Young people are struggling to justify the cost of higher education when they already have trouble making ends meet, according to a new survey from Deloitte.

The survey found that one-third of both groups chose not to pursue higher education. Among those, 32% of Gen Z and 40% of millennials cited financial constraints as the main reason they skipped college.

After all, they have to cut back somewhere.

The survey also found that more than half of both generations live paycheck to paycheck, and almost one-third feel financially insecure.

These generations have a lot on their shoulders, says Elizabeth Faber, Deloitte Global Chief People & Purpose Officer.

“This year’s survey spotlights two generations who are grappling with financial insecurity, high stress levels, and mounting climate anxiety,” Faber says in the report.

Going to college seems to be the last thing on their minds, especially as it gets more expensive.

According to Creditnews's student debt tracker, the average monthly payment on student loans is already $200-$299 per month on an average balance of $37,009.

With the recent hike in interest rates on federal loans, those bills will inevitably grow as soon as the 2024-2025 academic year and potentially beyond.

Put simply, many GenZs and millennials are being priced out of college.

In a new world of work, is college even worth it?

The rapidly changing nature of work is throwing another wrench into our views on the cost of higher education.

As emerging technologies and AI blur our view of the future, some students choose to avoid a mountain of debt for a career that may not exist by the time they graduate.

According to Deloitte, 24% of Gen Zs and 18% of millennials stated that they are seeking to acquire skills outside of university.

Six out of 10 from both generations are considering jobs less vulnerable to automation such as skilled trades or manual labor, many of which do not require college degrees.

The report’s authors say there's pressure on educational institutions to evolve to address rapidly changing nature of work if they want to convince students to invest in a college education.

Employers also have a role to play, according to the report.

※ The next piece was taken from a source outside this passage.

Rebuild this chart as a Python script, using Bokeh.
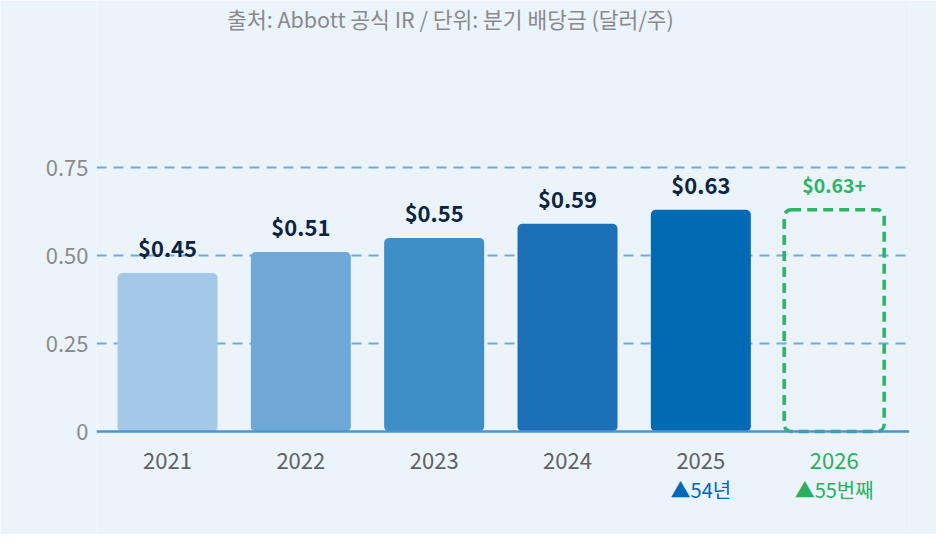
from bokeh.plotting import figure
from bokeh.models import ColumnDataSource, FixedTicker, Label, Range1d, Span
from bokeh.core.properties import value
from bokeh.embed import file_html
from bokeh.resources import INLINE

# ---- data ----
years = ["2021", "2022", "2023", "2024", "2025", "2026"]
dividends = [0.45, 0.51, 0.55, 0.59, 0.63]
forecast_value = 0.63
forecast_label = "$0.63+"
bar_colors = ["#A3C8E8", "#6FA8D6", "#3E8FC7", "#1B70B7", "#006AB2"]
year_colors = ["#5F5F5F", "#5F5F5F", "#5F5F5F", "#5F5F5F", "#5F5F5F", "#2BAE5E"]
note_years = ["2025", "2026"]
note_texts = ["▲54년", "▲55번째"]
note_colors = ["#0068B5", "#2BAE5E"]
y_ticks = [0, 0.25, 0.5, 0.75]
y_tick_labels = ["0", "0.25", "0.50", "0.75"]
title_text = "출처: Abbott 공식 IR / 단위: 분기 배당금 (달러/주)"

BG = "#EBF3FB"
GREEN = "#2DB464"
FONT = "Noto Sans CJK KR"

xs = list(range(len(years)))
bar_src = ColumnDataSource(dict(
    x=xs[:len(dividends)], top=dividends, color=bar_colors,
    label=["$%.2f" % v for v in dividends]))
fc_src = ColumnDataSource(dict(x=[xs[len(dividends)]], top=[forecast_value], label=[forecast_label]))
year_src = ColumnDataSource(dict(x=xs, y=[0] * len(xs), text=years, color=year_colors))
note_src = ColumnDataSource(dict(x=[years.index(y) for y in note_years], y=[0] * len(note_years),
                                 text=note_texts, color=note_colors))

PX = 352.0  # pixels per dollar on the y scale
p = figure(width=936, height=534, output_backend="svg", toolbar_location=None,
           x_range=Range1d(-0.5325, 5.565), y_range=Range1d(-103 / PX, 431 / PX),
           min_border_left=96, min_border_right=27, min_border_top=0, min_border_bottom=0,
           background_fill_color=BG, border_fill_color=BG, outline_line_color=None)

# grid
p.xgrid.grid_line_color = None
p.ygrid.grid_line_color = "#6AAEDD"
p.ygrid.grid_line_width = 2
p.ygrid.grid_line_dash = "10 7"
p.ygrid.ticker = FixedTicker(ticks=y_ticks[1:])

# y axis
p.yaxis.ticker = FixedTicker(ticks=y_ticks)
p.yaxis.major_label_overrides = {t: l for t, l in zip(y_ticks, y_tick_labels)}
p.yaxis.axis_line_color = None
p.yaxis.major_tick_line_color = None
p.yaxis.minor_tick_line_color = None
p.yaxis.major_label_standoff = 2
p.yaxis.major_label_text_font = FONT
p.yaxis.major_label_text_font_size = "22px"
p.yaxis.major_label_text_color = "#8A8A8A"

# x axis hidden; baseline drawn as a span at zero
p.xaxis.visible = False
p.add_layout(Span(location=0, dimension="width", line_color="#4F93CC", line_width=2.5))

# bars
p.vbar(x="x", top="top", bottom=0, width=0.75, source=bar_src, fill_color="color",
       line_color=None, border_radius=5)
p.vbar(x="x", top="top", bottom=0, width=0.75, source=fc_src, fill_alpha=0,
       line_color=GREEN, line_width=3.5, line_dash="10 6", border_radius=7)

# value labels
p.text(x="x", y="top", text="label", source=bar_src, text_align="center",
       text_baseline="alphabetic", y_offset=-26, text_font=value(FONT),
       text_font_style="bold", text_font_size="22px", text_color="#0B2540")
p.text(x="x", y="top", text="label", source=fc_src, text_align="center",
       text_baseline="alphabetic", y_offset=-25, text_font=value(FONT),
       text_font_style="bold", text_font_size="19.5px", text_color=GREEN)

# category labels
p.text(x="x", y="y", text="text", source=year_src, text_align="center",
       text_baseline="middle", y_offset=29, text_font=value(FONT),
       text_font_size="22px", text_color="color")
p.text(x="x", y="y", text="text", source=note_src, text_align="center",
       text_baseline="middle", y_offset=58, text_font=value(FONT),
       text_font_size="20px", text_color="color")

# title
p.add_layout(Label(x=354, y=516, x_units="screen", y_units="screen", text=title_text,
                   text_align="center", text_baseline="middle", text_font=FONT,
                   text_font_size="21.5px", text_color="#8A8A8A"))

open("out.html", "w").write(file_html(p, INLINE))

“There will also likely be a need for organizations to supplement higher education with learning and development opportunities, particularly as emerging technologies make lifelong learning even more essential,” the report states.

While younger generations are deeply concerned about their finances and their future, there’s still good news.

48% of GenZ and 40% of millennials believe their personal financial situation will improve in the next year.

It’s unclear where this optimism comes from, but it’s evident that Gen Zs and millennials aren’t just relying on a degree to secure their future.